Long Pepper: A Short History

Long pepper, distinct from black, green and white, has a history all of its own.

We now think of chilli as the spice that gives Indian food its heat but chilli peppers were unknown in the subcontinent until Portuguese traders introduced them at the beginning of the fifteenth century.

That’s not to say that South Asian dishes weren’t spicy - they were. But the heat was achieved through using pepper rather than chilli. There were two types of pepper commonly used. The first was Piper nigrum, or black pepper - the peppercorns we’re familiar with today. The second, and more widely used, was Piper longum, known as long pepper or pippali.

Long pepper and Ayurvedic enhancement

Long pepper is a slender creeping plant which has a hot, peppery, spicy flavour. Widely distributed in India, it was used as a medicinal ingredient before being used a culinary one. Historically, it’s had an important position in the Indian medicine systems of Ayurveda, Unani and Sidha, which it maintains to this day.

One modern remedy based on Ayurveda tradition calls for a mixture of long pepper, ghee, sesame oil, and milk. The concoction apparently, ‘enhances sexual desire, vigour and frequency’, especially for sexuality that’s ‘diminishing due to ageing.’ Today, it’s still used to aid sleep, prevent colds and as a stimulant.

Long pepper’s use as a sexual enhancer has an extensive history. According to the Kama Sutra (c.400-300 BCE), a mixture of long pepper, black pepper, datura (a type of poisonous flowering plant) and honey, will allow a man to ‘bewitch and subjugate his partners’. And some ancient Indian Ayurvedic texts believed it could be used for ‘increasing the semen’.

Long pepper and the Mediterranean

Piper_longum

Long pepper is believed to have been the first of the peppers to reach the Mediterranean. And, throughout antiquity, it was more highly regarded than black pepper. In ancient Rome, it was a luxury item that cost twice as much as black pepper. As in India, long pepper was used primarily for its medicinal properties, though it was also used to flavour food and wine.

Not every Roman was entirely sure of the difference between the peppers. Pliny got a little confused and thought that if you left long pepper to dry in the sun it would turn into white pepper. This is actually the process for producing black pepper.

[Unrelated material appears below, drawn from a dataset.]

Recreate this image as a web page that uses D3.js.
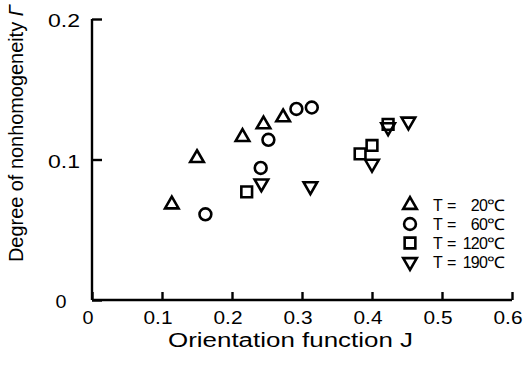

But then Pliny wasn’t a fan of either kind of pepper, writing:

‘Why do we like it so much? Some foods attract by sweetness, some by their appearance, but neither the pod [long pepper] nor the berry of pepper [black pepper] has anything to be said for it. We only want it for its bite - and we will go to India to get it!’   

Long pepper in the Middle Ages

Long pepper remained popular in Europe long after the fall of Rome, right up until the sixteenth century. Black pepper, on the other hand, wouldn’t become fashionable until the twelfth century.

During the Middle Ages, tenants were known to have paid their landlords with long pepper. And the famed fourteenth century chef of the French court, Guillaume Tirel, listed it among the basic spices in his store cupboard.

Long pepper was a relatively common ingredient in medieval drinks, including mead and ale. It also turned up in various spiced wines, including the widely popular hippocras, a wine infused with spices and believed to have health-giving properties.

Battle of the peppers

During the 1400 and 1500s, long pepper lost its place as the go-to heat-giving spice of European pantries.

Long pepper traditionally arrived in Europe via overland trade routes from northern India, while pepper came via sea routes. As new waterway trade routes opened up and became more established, black pepper became cheaper and flooded the market. Alongside this, another spice from West Africa, known as Grains of Paradise or Melegueta pepper, was becoming increasingly fashionable. Both in direct competition with long pepper.

On top of that, the chilli pepper, introduced by Christopher Columbus from South America in the late 1400s, would eventually winout as the king of spice. Within 50 years of chilli’s introduction to the Old World, it was being grown across Africa, India, China, Korea, Southeast Asia, the Balkans, central Europe and Italy.

As food historian Maguelonne Toussaint-Samat points out, the chilli acted as a natural substitute for long pepper. So similar, in fact, that when it first arrived in Europe it was referred to as the ‘American long pepper’. And, unlike long pepper, it could be grown practically anywhere.

And so, by the sixteenth century, long pepper had lost out to various contenders. For Europeans, black pepper offered the peppery flavour they desired and chillies the spice. It’s still well known in its native India, but it’s all but forgotten in the West.